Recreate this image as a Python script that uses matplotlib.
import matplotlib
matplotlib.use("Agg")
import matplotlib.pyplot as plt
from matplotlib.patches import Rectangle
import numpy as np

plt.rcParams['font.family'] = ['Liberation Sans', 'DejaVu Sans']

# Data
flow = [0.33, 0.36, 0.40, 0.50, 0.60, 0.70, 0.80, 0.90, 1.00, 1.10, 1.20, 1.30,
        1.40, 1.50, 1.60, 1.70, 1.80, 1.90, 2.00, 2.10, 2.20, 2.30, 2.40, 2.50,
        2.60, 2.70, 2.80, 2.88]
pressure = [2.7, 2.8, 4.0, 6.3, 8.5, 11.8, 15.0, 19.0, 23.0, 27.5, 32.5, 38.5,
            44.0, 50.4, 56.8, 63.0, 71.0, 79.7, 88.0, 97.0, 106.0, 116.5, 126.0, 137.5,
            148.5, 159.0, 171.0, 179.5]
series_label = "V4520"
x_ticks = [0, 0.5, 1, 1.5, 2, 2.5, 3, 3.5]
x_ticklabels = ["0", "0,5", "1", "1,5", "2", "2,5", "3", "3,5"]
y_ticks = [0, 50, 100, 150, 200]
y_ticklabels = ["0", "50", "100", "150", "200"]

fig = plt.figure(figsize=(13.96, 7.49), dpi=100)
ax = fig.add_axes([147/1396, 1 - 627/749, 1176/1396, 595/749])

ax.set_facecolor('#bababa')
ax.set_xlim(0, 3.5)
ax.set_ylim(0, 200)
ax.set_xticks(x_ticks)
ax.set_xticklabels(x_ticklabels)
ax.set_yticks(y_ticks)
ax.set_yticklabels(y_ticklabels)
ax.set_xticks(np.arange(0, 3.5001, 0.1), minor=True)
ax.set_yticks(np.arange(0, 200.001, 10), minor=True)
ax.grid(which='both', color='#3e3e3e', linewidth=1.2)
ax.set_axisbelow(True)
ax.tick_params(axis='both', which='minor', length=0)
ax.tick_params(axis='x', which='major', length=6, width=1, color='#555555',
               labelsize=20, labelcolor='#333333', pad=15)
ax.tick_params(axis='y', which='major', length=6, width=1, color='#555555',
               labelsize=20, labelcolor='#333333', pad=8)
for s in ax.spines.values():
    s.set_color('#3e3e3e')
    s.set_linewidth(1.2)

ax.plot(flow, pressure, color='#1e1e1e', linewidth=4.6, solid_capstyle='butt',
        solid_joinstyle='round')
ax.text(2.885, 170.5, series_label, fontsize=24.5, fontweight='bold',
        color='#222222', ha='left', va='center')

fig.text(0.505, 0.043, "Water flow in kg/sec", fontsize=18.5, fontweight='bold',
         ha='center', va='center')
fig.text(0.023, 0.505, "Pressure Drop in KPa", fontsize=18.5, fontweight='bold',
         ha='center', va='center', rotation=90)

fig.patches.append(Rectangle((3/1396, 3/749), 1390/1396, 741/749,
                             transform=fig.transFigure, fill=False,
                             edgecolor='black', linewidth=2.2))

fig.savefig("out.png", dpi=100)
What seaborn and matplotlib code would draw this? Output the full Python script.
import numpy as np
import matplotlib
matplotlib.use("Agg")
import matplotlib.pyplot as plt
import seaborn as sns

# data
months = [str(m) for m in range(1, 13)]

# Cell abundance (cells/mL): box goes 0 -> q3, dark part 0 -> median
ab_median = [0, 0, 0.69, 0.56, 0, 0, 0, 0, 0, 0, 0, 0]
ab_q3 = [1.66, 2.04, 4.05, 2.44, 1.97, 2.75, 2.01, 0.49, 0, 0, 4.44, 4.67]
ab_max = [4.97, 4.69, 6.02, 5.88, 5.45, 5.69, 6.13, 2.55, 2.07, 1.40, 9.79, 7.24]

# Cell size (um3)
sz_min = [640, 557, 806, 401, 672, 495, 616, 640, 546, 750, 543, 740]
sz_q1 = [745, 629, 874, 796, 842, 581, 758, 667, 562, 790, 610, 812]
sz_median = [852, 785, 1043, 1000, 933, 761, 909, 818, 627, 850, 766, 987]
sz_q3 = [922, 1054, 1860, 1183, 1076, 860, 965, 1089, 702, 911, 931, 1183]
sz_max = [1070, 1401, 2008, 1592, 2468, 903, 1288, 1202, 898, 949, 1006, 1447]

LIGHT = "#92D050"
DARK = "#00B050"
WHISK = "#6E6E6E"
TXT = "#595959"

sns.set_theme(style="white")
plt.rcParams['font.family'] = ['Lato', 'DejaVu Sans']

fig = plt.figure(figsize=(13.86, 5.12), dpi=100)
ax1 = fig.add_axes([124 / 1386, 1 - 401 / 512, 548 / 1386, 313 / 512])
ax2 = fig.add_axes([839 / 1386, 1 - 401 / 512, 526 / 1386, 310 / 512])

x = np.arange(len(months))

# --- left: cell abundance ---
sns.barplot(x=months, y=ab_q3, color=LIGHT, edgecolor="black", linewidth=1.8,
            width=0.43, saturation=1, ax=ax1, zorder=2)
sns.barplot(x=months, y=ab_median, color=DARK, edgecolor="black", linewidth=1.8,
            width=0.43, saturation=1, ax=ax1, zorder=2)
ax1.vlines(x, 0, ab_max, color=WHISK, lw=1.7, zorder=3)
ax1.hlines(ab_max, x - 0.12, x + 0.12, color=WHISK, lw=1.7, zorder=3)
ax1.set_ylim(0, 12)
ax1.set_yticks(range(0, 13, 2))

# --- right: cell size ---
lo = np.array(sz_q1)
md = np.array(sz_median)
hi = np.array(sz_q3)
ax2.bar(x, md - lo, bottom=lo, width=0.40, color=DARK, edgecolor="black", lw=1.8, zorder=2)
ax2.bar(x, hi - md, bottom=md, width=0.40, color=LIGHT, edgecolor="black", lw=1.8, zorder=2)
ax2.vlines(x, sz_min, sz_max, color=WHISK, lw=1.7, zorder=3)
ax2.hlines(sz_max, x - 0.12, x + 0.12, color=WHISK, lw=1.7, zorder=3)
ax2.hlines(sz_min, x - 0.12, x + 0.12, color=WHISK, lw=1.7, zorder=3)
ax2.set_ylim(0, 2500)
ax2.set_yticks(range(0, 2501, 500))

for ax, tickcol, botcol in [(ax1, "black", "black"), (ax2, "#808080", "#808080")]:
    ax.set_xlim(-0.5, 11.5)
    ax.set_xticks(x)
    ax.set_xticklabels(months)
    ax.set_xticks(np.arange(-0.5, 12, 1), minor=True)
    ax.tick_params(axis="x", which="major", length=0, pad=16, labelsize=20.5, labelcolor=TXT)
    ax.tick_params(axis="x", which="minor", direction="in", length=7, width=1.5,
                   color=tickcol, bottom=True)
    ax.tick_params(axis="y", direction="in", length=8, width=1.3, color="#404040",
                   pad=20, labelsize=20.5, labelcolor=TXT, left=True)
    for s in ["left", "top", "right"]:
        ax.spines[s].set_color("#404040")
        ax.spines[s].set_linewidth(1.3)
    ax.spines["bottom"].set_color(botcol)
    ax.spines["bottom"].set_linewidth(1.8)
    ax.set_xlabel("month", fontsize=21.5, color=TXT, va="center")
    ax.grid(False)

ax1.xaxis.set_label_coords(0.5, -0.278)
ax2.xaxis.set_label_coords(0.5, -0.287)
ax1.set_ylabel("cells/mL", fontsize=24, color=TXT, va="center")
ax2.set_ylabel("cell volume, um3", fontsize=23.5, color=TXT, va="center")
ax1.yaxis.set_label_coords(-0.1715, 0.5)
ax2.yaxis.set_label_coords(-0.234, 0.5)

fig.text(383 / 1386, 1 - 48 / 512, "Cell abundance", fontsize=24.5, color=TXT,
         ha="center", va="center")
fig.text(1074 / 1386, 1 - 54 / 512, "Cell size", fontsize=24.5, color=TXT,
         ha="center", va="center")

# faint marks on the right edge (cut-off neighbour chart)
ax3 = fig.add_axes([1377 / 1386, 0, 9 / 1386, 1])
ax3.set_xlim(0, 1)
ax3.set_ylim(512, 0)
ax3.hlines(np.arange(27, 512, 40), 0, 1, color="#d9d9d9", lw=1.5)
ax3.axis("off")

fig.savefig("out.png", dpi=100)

PROMPT
Your task is to collect every line above that contains the word "Python".

EXERCISE OUTPUT
Recreate this image as a Python script that uses matplotlib.
What seaborn and matplotlib code would draw this? Output the full Python script.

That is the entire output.